Basic men of note: Mr. Bingley, Ashley Wilkes, Uncle Joey, The Proclaimers, Dave Heads, J.C. Chasez, your girlfriend's best guy friend.

But Lloyd Dobler (of Cameron Crowe’s Say Anything, of course) is perhaps the quintessential modern day Basic Man. Modest and self-conscious, unambitious, a little too romantic and earnest—the kind of person you'd describe as "a really nice guy, I guess."

His ingenue even says it herself: "You’re a great date," she tells him, as their first evening together winds down. "I've never really gone out with someone as basic as you." Later, as she recounts the date to her father, she says, "I blew it. I called him basic. Can you believe I did that?"

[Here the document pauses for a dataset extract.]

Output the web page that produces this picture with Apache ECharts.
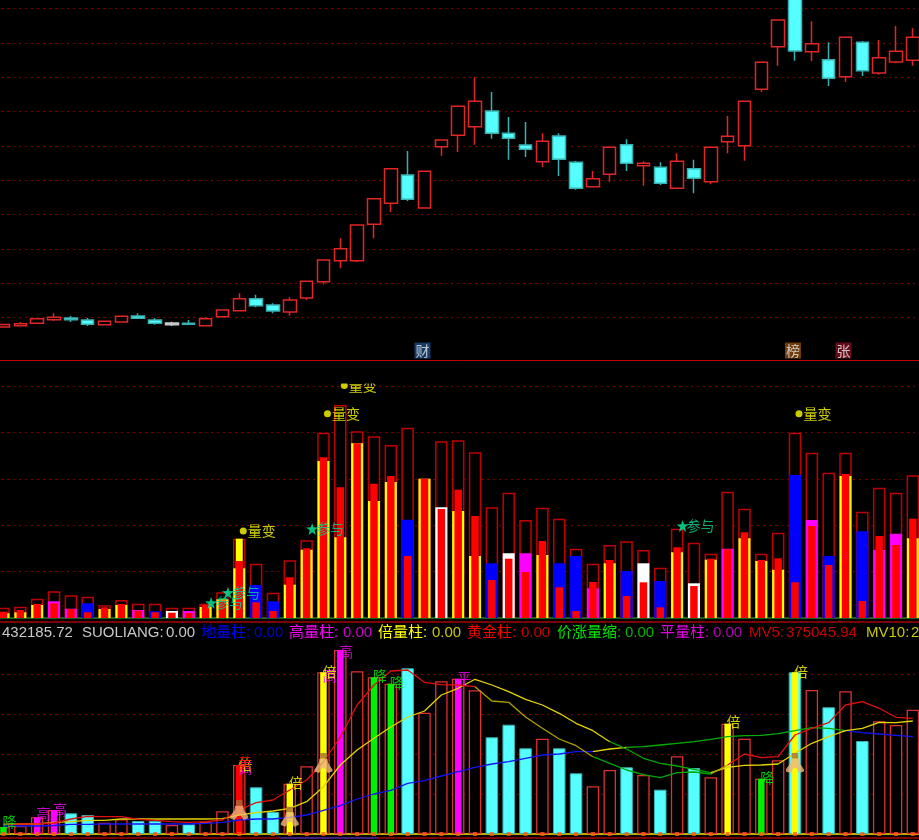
<!DOCTYPE html>
<html><head><meta charset="utf-8">
<style>html,body{margin:0;padding:0;background:#000;overflow:hidden}#c{width:919px;height:840px}</style>
<script src="https://cdn.jsdelivr.net/npm/echarts@6/dist/echarts.min.js"></script>
</head><body><div id="c"></div>
<script>
// ---- candles ----
const candleOpen=[25,26.3,28.7,32.3,34,32,27.3,30,36,32,29,28.7,26.3,35.3,41.3,53.3,47,40,54,70.3,91.3,91.3,127.7,148.7,177,144,205.3,216.7,225.3,241,218.7,207,190.3,216,189.7,165.3,177.7,207.3,186.3,184.7,163.7,183.3,170.3,210.3,206.3,262.7,305.3,364,300.3,292.3,275.3,309.7,279,290,291.7];
const candleClose=[27.5,28.3,33.3,34.7,32.3,27.7,30.7,35.7,33.7,28.7,27.3,27.7,33.3,42,53.3,46.3,41,52,70.7,92,103.3,127,153.3,183.3,152.7,180.7,212,245.7,250.7,218.7,213.7,202.7,210.7,192.7,163.7,173.3,204.7,188.7,188.7,168.7,190.7,173.7,204.7,215.7,250.7,289.7,332,301,308.3,273.7,314.7,281.3,294.3,300.7,314.7];
const candleLow=[25,26.3,28.7,31,30,26,27.3,30,33.7,27.3,26,27.7,26.3,35.3,41.3,44.7,38.7,36.3,52,67.7,83.7,90,113.7,140,151,144,196.3,200,207.3,213.3,192.3,195,185,176,162.3,165.3,170.3,181,166.3,167,163.7,158.7,167.7,198.7,191.3,260,286.3,291.3,291,266,270,276,277.3,288.7,286.3];
const candleHigh=[27.5,30,33.3,38.7,36,34,30.7,35.7,38.7,34,30.3,32,34.7,42,58.7,57.3,48.7,54.7,70.7,92,113.7,127,153.3,183.3,201,180.7,212,245.7,274.7,260,235,230,218.7,218.7,191,181,204.7,212.7,190.7,189.7,198.7,192.3,204.7,236,250.7,289.7,332,364,330.7,309.7,314.7,311,312,326,323.7];
const greyCandles=[10];
const newsIdx=[25,47,50];
const newsText=['财','榜','张'];
const newsColor=['#1a4a80','#8a4a10','#801020'];

// ---- volume pane ----
const volOuter=[10.3,11.3,19.3,26.7,22.7,21.3,12.7,18,14.3,14.3,10.3,10.3,14.3,25.7,79.3,54.3,25.3,57.7,77.7,185.3,213,186.7,181.7,173,190.3,139.3,176.7,177.7,165.7,110.7,125.3,98,110.3,99.3,69.3,54.3,73,76.7,68,50.3,89.3,75.3,64.3,126.3,109.3,64.3,85.3,185.3,165.3,145.3,165.3,106.3,130.3,125.3,142.7];
const volInner=[4.7,5.7,13,16.7,9.3,14.7,9,13,8,6.7,7,7,11,18.7,49.7,33,16.7,33.3,68.3,157,80.7,174.7,117,136,98.3,139.3,110.7,107,62,54.7,64.7,64.7,63,54.7,62,29.7,54.7,47,54.7,37,65.7,34.7,58.3,69.3,79.7,57,48.3,143,98,62,142,86.7,68,84.3,79.7];
const volKind='yyymmbyymbwmyyybbyyyyyyybywyybwmybbmybwbywymyyybmbybmmy'.split('');
const volCore=[6.3,8,14,14.7,9,5.7,10.7,14,7.3,5.7,5.3,5,13,17.5,57,15.7,7,40.7,69.7,160.7,130.7,174.7,134.3,142,62,139.3,109,128.3,102,38,59.3,46,77,30.7,7,36,58,22,35.7,10.7,70.7,32,59.3,68.7,85.7,58,59.7,35.7,92,53,144,17,82,73,99.3];
const volPeakIdx=14, volPeakVal=79.3;
const changeIdx=[14,19,20,47];
const changeVal=[87,204.3,232.6,204.3];
const joinIdx=[12,13,18,40];
const joinVal=[15,25.3,89,92];

// ---- third pane ----
const bodyVal=[7,8,16.7,24,20.7,19,11.3,14.7,13,13,9,9.7,12.3,22.7,69,46.7,22,50.3,67.7,161.7,184,162.7,156.7,150.3,165.7,121.3,152.7,155.3,143.7,96.7,109.3,85.7,95.3,85.7,60.7,47.7,64,66.7,59,44.3,77.7,66,56.7,110.3,95.3,55.3,73.7,161.7,144,126.7,142.7,93,112.7,109,124.3];
const downBars=[4,5,8,9,11,15,16,24,29,30,31,33,34,37,39,41,47,49,51];
const coreIdx=[0,2,3,14,17,19,20,22,23,27,43,45,47];
const coreKind=['g','m','m','r','y','y','m','g','g','m','y','g','y'];
const mv5=[10,10,10,11,15,17.7,17.3,17.3,14.7,13.7,12.3,11.7,12.3,14,24,31.3,34,44,54,72,97,129,149,163,164,151.7,149.3,149,147.3,133,131.7,117,105.7,95,88.3,77.3,70.7,64,59.3,56.3,61.3,62,60,69,80,76.3,77.3,99,105.7,111.3,129,132.3,125.7,116.7,115.7];
const mv10=[9.7,10,10,11.7,12.3,13.7,13.7,15,15,15,15,15,15,15.3,19,21.3,23,25.7,32.3,47.3,69,84,95.7,107,117,123,139,145.7,154.7,149,142.3,134.7,129,120.7,110.7,103.3,92.3,85,75.7,70.7,68,64.7,61.3,66.7,68.7,69,70,80.7,90.7,97.3,103.3,105.7,111.7,111.3,113];
const mv30=[8,8,8,8.5,9.7,9.7,10,10,10,10,10,10,10.7,11.7,14,15,15,16.7,19,23.7,28.3,35,40,43.7,50.7,53.3,58,62.3,66.7,70,72.3,75.7,79,80,82.3,82.3,85,86.7,87.3,89,90.7,92.3,94.7,97.3,98.3,98.7,100.3,103.3,106.3,105.7,103.3,101.3,100,98.7,97.3];
const mv5Runs=[[0,28,'#e01010'],[28,35,'#b0a000'],[35,42,'#00a800'],[42,43,'#b0a000'],[43,54,'#e01010']];
const mv10Runs=[[0,36,'#e4d400'],[36,42,'#00a800'],[42,54,'#e4d400']];
const mv30Runs=[[0,35,'#1414f0'],[35,37,'#e4d400'],[37,50,'#00b000'],[50,54,'#1414f0']];
const signalIdx=[0,2,3,14,14,14,17,19,19,20,22,23,27,43,45,47];
const signalVal=[12,20,24,66,69,71,51,158,162,182,158,151,156,112,56,162];
const signalText=['降','高','高','高','倍','黄','倍','高','倍','高','降','降','平','倍','降','倍'];
const signalKind=['g','m','m','m','y','r','y','m','y','m','g','g','m','y','g','y'];
const runnerIdx=[14,17,19,47];
const runnerVal=[24,17.3,71,71];

// ---- legend line ----
const legendText=['432185.72','SUOLIANG:','0.00','地量柱:','0.00','高量柱:','0.00','倍量柱:','0.00','黄金柱:','0.00','价涨量缩:','0.00','平量柱:','0.00','MV5:','375045.94','MV10:','2'];
const legendColor=['#c8c8c8','#c8c8c8','#c8c8c8','#0000ff','#0000c8','#ff00ff','#c800c8','#ffff00','#c8c800','#ff0000','#c80000','#00e000','#00b000','#e000e0','#b000b0','#c80000','#c80000','#c8c800','#c8c800'];
const legendLeft=[2,82,166,201,254,289,343,378,432,467,521,557,625,660,713,749,786,866,911];

const palette={y:'#ffff00',m:'#ff00ff',b:'#0000ff',w:'#ffffff',g:'#00f000',r:'#ff0000'};
const cats=candleOpen.map((_,i)=>i);
const CJK='"Noto Sans CJK SC"';

function xa(grid,line){return {type:'category',gridIndex:grid,data:cats,boundaryGap:true,
  axisLabel:{show:false},axisTick:{show:false},splitLine:{show:false},
  axisLine:line?{show:true,onZero:true,lineStyle:{color:line[0],width:line[1]}}:{show:false}};}
function ya(grid,max,interval){return {type:'value',gridIndex:grid,min:0,max,interval,
  axisLabel:{show:false},axisLine:{show:false},axisTick:{show:false},
  splitLine:{show:true,showMinLine:false,showMaxLine:false,lineStyle:{color:'#800000',width:1,type:[2,4]}}};}

const series=[];
// candles
series.push({type:'candlestick',name:'K',xAxisIndex:0,yAxisIndex:0,barWidth:13,z:3,
  itemStyle:{color:'#000',color0:'#55ffff',borderColor:'#e02626',borderColor0:'#38b0b0',borderWidth:1.5},
  data:cats.map(i=>{
    const value=[candleOpen[i],candleClose[i],candleLow[i],candleHigh[i]];
    return greyCandles.includes(i)?{value,itemStyle:{color0:'#c8c8c8',borderColor0:'#c8c8c8'}}:value;})});
series.push({type:'scatter',name:'news',xAxisIndex:0,yAxisIndex:0,symbol:'rect',symbolSize:16,symbolOffset:[-2,0],z:4,
  data:newsIdx.map((x,k)=>({value:[x,1.5],itemStyle:{color:newsColor[k]},
    label:{show:true,position:'inside',formatter:newsText[k],color:'#e8e8e8',fontSize:14,fontFamily:CJK}}))});
// volume pane
series.push({type:'bar',name:'VOL',xAxisIndex:1,yAxisIndex:1,barWidth:12.5,z:2,
  itemStyle:{color:'#000',borderColor:'#c00000',borderWidth:1.5},data:volOuter});
series.push({type:'bar',name:'量柱',xAxisIndex:2,yAxisIndex:1,barWidth:12,z:3,
  data:volInner.map((v,i)=>({value:v,itemStyle:{color:palette[volKind[i]]}}))});
series.push({type:'bar',name:'量峰',xAxisIndex:4,yAxisIndex:1,barWidth:7,z:4,
  itemStyle:{color:'#ffff00'},data:cats.map(i=>i===volPeakIdx?volPeakVal:null)});
series.push({type:'bar',name:'SUOLIANG',xAxisIndex:3,yAxisIndex:1,barWidth:7.5,z:5,
  itemStyle:{color:'#ff0000'},data:volCore});
const labelStyle=c=>({show:true,position:'right',color:c,fontSize:14,fontFamily:CJK});
series.push({type:'scatter',name:'量变',xAxisIndex:1,yAxisIndex:1,symbol:'circle',symbolSize:7,symbolOffset:[4,0],z:7,
  itemStyle:{color:'#ffff00'},label:Object.assign(labelStyle('#ffff00'),{formatter:'量变',distance:1}),
  data:changeIdx.map((x,k)=>[x,changeVal[k]])});
series.push({type:'scatter',name:'参与',xAxisIndex:1,yAxisIndex:1,
  symbol:'path://M50,0 L62,35 L100,38 L70,60 L80,100 L50,78 L20,100 L30,60 L0,38 L38,35 Z',symbolSize:12,symbolOffset:[5.5,0],z:7,
  itemStyle:{color:'#00f0a0'},label:Object.assign(labelStyle('#00d898'),{formatter:'参与',distance:-2}),
  data:joinIdx.map((x,k)=>[x,joinVal[k]])});
// third pane
series.push({type:'bar',name:'price',xAxisIndex:5,yAxisIndex:2,barWidth:12.5,z:2,
  data:bodyVal.map((v,i)=>downBars.includes(i)
    ?{value:v,itemStyle:{color:'#55ffff',borderColor:'#38b0b0',borderWidth:1}}
    :{value:v,itemStyle:{color:'#000',borderColor:'#e03030',borderWidth:1.3}})});
series.push({type:'bar',name:'signal',xAxisIndex:6,yAxisIndex:2,barWidth:6.5,z:3,
  data:cats.map(i=>{const k=coreIdx.indexOf(i);
    return k<0?null:{value:bodyVal[i],itemStyle:{color:palette[coreKind[k]]}};})});
function runs(name,vals,list){list.forEach(r=>series.push({type:'line',name,xAxisIndex:7,yAxisIndex:2,symbol:'none',z:5,
  lineStyle:{color:r[2],width:1.3},connectNulls:false,
  data:vals.map((v,i)=>i>=r[0]&&i<=r[1]?v:null)}));}
runs('MV30',mv30,mv30Runs);runs('MV10',mv10,mv10Runs);runs('MV5',mv5,mv5Runs);
series.push({type:'scatter',name:'zero',xAxisIndex:7,yAxisIndex:2,symbol:'rect',symbolSize:4,z:6,
  itemStyle:{color:'#ff5a10'},data:cats.map(i=>[i,0])});
series.push({type:'scatter',name:'signals',xAxisIndex:7,yAxisIndex:2,symbolSize:0.1,symbolOffset:[6,0],z:8,
  data:signalIdx.map((x,k)=>({value:[x,signalVal[k]],z2:k,
    label:{show:true,position:'inside',formatter:signalText[k],color:palette[signalKind[k]],fontSize:14,fontFamily:CJK}}))});
const FRAME='M0,0 L0.01,0 L0,0.01 Z M100,100 L99.99,100 L100,99.99 Z ';
series.push({type:'scatter',name:'runner',xAxisIndex:7,yAxisIndex:2,z:9,symbolSize:[18,20],
  symbol:'path://'+FRAME+'M28,28 L72,28 L76,50 L100,82 L100,92 L74,100 L58,76 L42,76 L26,100 L0,92 L0,82 L24,50 Z',
  itemStyle:{color:'#eeb67c'},data:runnerIdx.map((x,k)=>[x,runnerVal[k]])});
series.push({type:'scatter',name:'runnerHead',xAxisIndex:7,yAxisIndex:2,z:9,symbolSize:[18,20],
  symbol:'path://'+FRAME+'M32,0 L68,0 L68,28 L32,28 Z',
  itemStyle:{color:'#a86a38'},data:runnerIdx.map((x,k)=>[x,runnerVal[k]])});

const graphic=[
 {type:'rect',z:100,shape:{x:0,y:361,width:919,height:22.5},style:{fill:'#000'}},
 {type:'line',z:101,shape:{x1:0,y1:360.5,x2:919,y2:360.5},style:{stroke:'#c00000',lineWidth:1}},
 {type:'line',z:101,shape:{x1:0,y1:622,x2:919,y2:622},style:{stroke:'#a00000',lineWidth:1.5}},
 {type:'line',z:101,shape:{x1:0,y1:838,x2:919,y2:838},style:{stroke:'#a00000',lineWidth:1.5}},
 {type:'line',z:102,shape:{x1:280,y1:838,x2:378,y2:838},style:{stroke:'#2a2aa0',lineWidth:1.5}}
].concat(legendText.map((t,k)=>({type:'text',z:103,x:legendLeft[k],y:633,
  style:{text:t,fill:legendColor[k],font:'15px "Liberation Sans","Noto Sans CJK SC"',textVerticalAlign:'middle',textAlign:'left'}})));

const W=16.84*55, L=-4.92;
const chart=echarts.init(document.getElementById('c'),null,{renderer:'canvas'});
chart.setOption({
  animation:false,backgroundColor:'#000',
  tooltip:{show:false},legend:{show:false},
  grid:[
    {left:L,width:W,top:352-377.63,height:377.63,outerBoundsMode:'none'},
    {left:L,width:W,top:378,height:240,outerBoundsMode:'none'},
    {left:L,width:W,top:644,height:190,outerBoundsMode:'none'}
  ],
  xAxis:[xa(0),xa(1,['#208020',1.5]),xa(1),xa(1),xa(1),xa(2,['#c0a800',2]),xa(2),xa(2)],
  yAxis:[ya(0,377.63,34.33),ya(1,240,46.4),ya(2,190,40)],
  series,graphic
});
</script></body></html>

Of course, Lloyd Dobler ends up being one of the great leading men in romantic comedy history. In fact, he is a slampiece de resistance for the very type of woman who claims to lust after this elusive "partner in crime." (Even to point out that Lloyd Dobler doesn't dress well makes me feel like an idiot.) And it's not because anything about him changes. He doesn't suddenly find himself filled with direction or get a cool guy makeover to make himself worthy of his love interest. Nah, Lloyd stays as basic as ever.

More to the point, no Basic Man will ever be considered a "partner in crime." Perhaps because we like to see the person we date as a reflection of what we hope to be, rather than what we deserve. And we like to think of ourselves as cool, ambitious, good at parties, hip, Wiccan, whatever. Not self-conscious. Not without direction. Not not famous. Not nice. Not modest, or generous, or romantic.

What was such a drag about being basic, again?